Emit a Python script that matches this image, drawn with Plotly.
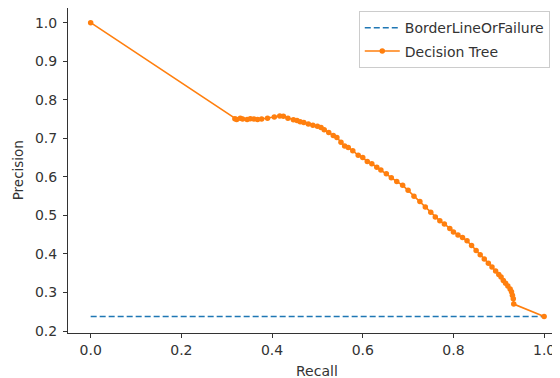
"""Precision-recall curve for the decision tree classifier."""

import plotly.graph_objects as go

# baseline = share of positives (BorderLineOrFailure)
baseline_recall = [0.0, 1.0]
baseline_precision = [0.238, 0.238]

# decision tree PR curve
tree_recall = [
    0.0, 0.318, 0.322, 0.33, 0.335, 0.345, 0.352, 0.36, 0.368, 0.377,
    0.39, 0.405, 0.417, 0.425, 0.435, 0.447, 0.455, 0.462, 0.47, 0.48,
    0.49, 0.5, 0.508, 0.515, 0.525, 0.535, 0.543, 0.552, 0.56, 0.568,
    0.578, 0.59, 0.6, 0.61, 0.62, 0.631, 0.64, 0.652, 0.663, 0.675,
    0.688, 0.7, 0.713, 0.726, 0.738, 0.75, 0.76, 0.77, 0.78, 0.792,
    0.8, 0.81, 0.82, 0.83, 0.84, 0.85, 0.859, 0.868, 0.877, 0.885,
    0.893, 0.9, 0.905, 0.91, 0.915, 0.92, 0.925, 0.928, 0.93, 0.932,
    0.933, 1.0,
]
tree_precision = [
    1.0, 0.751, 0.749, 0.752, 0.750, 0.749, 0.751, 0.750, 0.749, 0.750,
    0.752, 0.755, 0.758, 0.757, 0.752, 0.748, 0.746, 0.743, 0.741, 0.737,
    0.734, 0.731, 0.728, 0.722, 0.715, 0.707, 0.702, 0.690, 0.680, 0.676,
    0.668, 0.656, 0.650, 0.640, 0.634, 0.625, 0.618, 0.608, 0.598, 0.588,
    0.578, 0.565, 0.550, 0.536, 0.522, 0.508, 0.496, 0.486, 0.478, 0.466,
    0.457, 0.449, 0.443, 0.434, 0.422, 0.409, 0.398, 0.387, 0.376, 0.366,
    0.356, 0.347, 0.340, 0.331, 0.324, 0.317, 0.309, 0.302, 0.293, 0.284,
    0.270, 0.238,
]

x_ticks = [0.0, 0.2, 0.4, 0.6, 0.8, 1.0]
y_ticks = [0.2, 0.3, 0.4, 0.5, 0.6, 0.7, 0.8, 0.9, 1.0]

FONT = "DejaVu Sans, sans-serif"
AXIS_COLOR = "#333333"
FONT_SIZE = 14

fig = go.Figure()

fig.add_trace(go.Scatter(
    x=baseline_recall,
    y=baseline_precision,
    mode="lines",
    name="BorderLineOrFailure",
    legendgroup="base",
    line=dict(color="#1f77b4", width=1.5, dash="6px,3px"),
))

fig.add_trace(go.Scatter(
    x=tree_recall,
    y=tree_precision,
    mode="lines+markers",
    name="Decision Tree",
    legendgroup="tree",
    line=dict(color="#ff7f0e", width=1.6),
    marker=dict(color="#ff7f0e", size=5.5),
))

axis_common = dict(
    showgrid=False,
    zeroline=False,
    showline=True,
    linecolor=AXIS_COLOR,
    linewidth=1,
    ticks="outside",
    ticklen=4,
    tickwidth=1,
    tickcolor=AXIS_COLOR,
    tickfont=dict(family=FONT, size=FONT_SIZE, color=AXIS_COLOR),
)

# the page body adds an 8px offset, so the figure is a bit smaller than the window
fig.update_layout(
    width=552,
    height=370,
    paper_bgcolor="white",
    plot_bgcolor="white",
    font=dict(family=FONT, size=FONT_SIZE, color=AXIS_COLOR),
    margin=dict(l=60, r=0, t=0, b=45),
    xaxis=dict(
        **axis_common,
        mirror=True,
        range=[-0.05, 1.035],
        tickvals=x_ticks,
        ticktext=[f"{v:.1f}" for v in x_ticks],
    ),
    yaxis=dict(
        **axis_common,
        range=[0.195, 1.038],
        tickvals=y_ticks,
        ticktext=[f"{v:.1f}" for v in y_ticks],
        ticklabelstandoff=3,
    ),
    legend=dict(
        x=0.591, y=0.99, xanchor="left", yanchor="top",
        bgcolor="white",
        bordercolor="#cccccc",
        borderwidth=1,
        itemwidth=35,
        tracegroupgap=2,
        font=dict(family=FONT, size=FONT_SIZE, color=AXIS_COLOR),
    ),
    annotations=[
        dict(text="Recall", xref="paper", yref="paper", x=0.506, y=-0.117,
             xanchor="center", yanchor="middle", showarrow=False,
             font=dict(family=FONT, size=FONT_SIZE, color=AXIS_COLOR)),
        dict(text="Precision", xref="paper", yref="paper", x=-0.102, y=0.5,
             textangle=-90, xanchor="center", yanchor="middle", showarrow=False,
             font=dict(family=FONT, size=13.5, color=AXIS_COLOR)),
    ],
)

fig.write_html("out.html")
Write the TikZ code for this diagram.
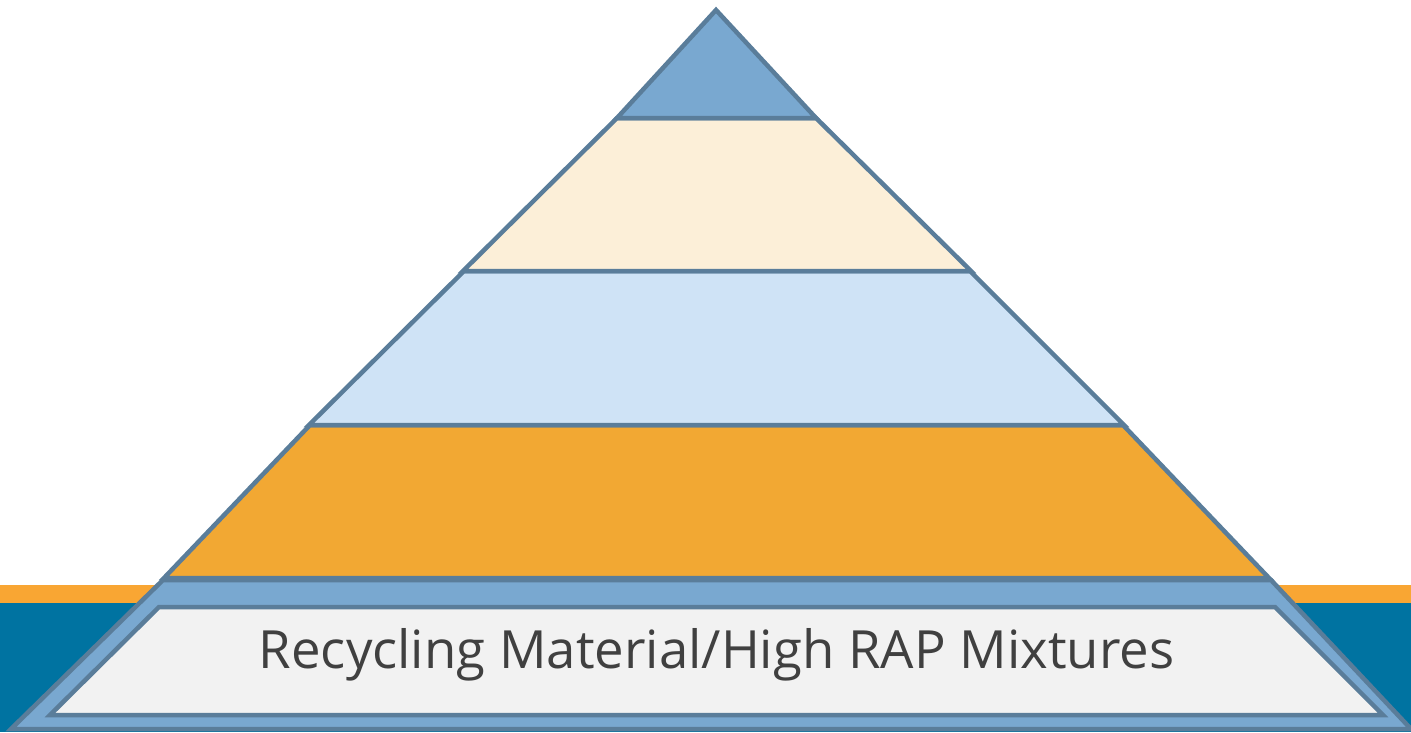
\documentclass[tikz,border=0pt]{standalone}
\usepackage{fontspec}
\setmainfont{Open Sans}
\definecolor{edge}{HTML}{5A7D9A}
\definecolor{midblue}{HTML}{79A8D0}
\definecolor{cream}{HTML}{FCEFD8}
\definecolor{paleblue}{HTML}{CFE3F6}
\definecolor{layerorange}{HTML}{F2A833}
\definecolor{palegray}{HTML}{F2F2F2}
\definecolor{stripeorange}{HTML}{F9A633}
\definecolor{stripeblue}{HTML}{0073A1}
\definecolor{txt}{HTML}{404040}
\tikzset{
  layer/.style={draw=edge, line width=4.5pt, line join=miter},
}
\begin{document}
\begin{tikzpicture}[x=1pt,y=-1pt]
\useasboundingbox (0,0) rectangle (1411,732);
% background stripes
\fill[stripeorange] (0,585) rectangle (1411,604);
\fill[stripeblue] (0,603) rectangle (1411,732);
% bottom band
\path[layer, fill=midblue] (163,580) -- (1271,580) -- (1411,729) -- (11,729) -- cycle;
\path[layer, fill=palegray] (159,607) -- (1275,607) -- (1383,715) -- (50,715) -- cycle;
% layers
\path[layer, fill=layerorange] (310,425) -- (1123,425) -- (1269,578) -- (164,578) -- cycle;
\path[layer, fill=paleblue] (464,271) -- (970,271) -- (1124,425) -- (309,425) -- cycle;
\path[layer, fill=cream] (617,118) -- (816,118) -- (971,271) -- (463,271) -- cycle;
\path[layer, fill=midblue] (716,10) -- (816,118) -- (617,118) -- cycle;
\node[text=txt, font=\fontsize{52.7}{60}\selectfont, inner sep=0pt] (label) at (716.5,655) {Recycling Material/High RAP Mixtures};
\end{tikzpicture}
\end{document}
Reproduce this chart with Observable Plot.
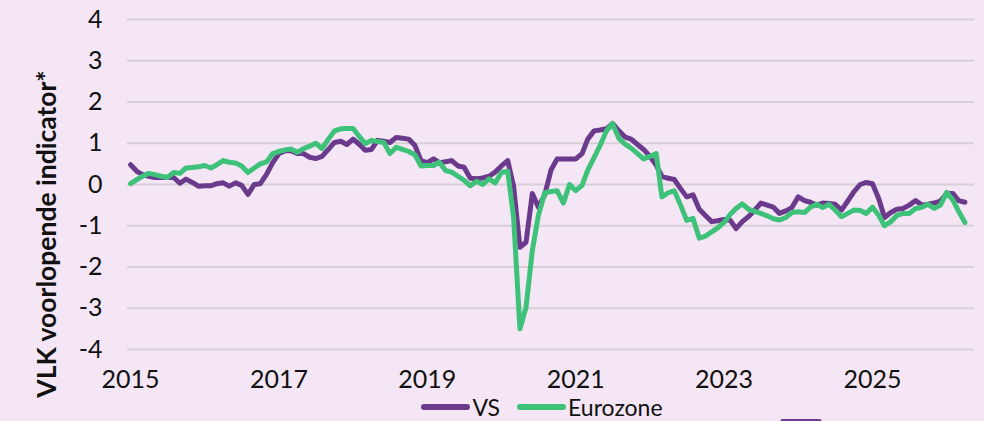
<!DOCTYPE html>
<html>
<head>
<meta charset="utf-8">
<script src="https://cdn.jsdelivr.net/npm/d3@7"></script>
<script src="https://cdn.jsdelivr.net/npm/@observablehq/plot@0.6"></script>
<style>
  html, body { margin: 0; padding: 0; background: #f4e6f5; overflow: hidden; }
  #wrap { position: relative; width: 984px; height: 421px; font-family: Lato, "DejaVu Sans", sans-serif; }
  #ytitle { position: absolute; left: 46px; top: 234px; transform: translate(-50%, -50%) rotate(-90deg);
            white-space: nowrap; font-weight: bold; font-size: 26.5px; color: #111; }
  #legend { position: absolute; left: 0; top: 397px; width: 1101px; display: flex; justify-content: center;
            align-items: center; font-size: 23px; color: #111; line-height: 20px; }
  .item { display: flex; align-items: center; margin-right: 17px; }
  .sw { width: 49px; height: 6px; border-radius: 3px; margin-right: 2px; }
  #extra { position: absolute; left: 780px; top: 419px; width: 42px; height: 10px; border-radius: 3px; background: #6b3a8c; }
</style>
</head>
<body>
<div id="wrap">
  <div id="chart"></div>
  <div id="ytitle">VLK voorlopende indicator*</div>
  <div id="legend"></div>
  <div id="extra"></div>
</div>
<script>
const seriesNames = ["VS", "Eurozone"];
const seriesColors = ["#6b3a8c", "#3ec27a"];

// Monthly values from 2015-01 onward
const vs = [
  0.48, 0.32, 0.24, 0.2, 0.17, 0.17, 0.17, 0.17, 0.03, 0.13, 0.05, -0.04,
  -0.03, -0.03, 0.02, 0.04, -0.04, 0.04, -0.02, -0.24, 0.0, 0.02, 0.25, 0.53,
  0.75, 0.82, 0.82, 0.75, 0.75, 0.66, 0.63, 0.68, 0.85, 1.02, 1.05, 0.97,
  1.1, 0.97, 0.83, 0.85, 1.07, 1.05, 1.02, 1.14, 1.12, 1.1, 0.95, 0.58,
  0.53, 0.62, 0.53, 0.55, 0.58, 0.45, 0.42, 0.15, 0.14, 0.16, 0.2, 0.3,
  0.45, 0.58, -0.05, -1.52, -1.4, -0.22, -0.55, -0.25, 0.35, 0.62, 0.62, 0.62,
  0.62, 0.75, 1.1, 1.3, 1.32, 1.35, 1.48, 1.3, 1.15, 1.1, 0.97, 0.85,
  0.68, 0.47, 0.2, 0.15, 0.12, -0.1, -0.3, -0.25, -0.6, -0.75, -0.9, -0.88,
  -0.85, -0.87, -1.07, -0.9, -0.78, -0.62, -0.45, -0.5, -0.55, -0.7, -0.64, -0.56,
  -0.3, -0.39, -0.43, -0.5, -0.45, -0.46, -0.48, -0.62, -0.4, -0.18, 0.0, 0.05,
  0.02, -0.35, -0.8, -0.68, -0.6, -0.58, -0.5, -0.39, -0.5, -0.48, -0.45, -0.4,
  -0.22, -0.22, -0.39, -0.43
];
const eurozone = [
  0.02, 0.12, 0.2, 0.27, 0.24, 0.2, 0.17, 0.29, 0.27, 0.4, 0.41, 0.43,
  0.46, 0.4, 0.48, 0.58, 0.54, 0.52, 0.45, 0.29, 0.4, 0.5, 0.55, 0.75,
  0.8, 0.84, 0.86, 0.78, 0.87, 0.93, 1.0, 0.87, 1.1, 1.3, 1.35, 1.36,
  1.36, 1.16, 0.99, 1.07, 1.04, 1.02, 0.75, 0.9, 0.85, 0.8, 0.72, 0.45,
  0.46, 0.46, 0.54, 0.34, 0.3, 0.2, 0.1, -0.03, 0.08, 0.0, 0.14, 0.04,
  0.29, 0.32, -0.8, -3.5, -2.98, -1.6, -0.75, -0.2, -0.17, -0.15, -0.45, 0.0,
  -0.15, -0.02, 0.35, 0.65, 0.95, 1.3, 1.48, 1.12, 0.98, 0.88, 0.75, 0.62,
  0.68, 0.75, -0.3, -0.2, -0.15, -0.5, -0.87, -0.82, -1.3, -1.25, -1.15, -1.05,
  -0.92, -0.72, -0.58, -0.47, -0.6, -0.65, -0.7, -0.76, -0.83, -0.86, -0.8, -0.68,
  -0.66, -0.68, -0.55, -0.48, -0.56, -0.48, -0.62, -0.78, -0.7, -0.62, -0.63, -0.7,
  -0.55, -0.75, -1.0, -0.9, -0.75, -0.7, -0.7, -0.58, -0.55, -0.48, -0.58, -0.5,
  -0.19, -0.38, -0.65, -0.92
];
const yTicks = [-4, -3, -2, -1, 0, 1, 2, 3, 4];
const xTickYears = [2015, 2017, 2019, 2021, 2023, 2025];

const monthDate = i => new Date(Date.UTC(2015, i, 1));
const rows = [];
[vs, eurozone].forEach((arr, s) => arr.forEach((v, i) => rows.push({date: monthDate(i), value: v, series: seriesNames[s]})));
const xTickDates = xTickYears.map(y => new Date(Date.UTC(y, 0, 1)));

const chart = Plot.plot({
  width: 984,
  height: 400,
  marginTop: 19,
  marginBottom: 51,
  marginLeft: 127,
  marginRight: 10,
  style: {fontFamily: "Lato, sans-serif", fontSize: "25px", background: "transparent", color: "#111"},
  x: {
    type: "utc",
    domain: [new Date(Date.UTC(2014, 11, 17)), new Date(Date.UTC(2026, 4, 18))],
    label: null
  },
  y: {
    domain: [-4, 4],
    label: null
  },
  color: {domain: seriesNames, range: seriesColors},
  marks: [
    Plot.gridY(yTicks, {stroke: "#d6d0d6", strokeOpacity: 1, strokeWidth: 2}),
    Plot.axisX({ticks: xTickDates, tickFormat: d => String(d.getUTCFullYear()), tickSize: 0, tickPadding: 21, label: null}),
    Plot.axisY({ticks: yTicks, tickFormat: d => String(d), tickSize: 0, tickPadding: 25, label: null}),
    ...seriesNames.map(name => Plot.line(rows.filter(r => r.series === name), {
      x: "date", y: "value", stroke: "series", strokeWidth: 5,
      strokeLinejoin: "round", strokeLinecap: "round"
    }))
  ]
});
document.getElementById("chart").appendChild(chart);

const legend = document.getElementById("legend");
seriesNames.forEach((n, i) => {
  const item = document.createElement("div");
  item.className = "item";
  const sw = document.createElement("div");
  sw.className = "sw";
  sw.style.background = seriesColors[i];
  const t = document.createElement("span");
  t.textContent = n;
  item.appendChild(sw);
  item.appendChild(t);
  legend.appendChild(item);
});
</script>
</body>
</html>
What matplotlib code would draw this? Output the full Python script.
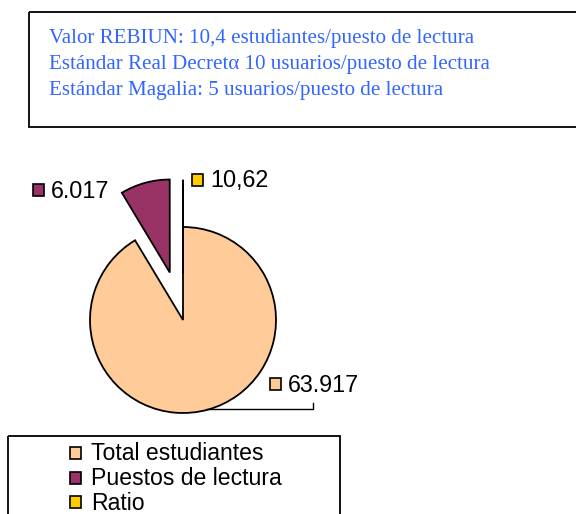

========================================================================

Pictures stay out. Repeat only the lines from the beginning of the data through the line that has "baseline_precision = [0.238, 0.238]".

Emit a Python script that matches this image, drawn with Plotly.
"""Precision-recall curve for the decision tree classifier."""

import plotly.graph_objects as go

# baseline = share of positives (BorderLineOrFailure)
baseline_recall = [0.0, 1.0]
baseline_precision = [0.238, 0.238]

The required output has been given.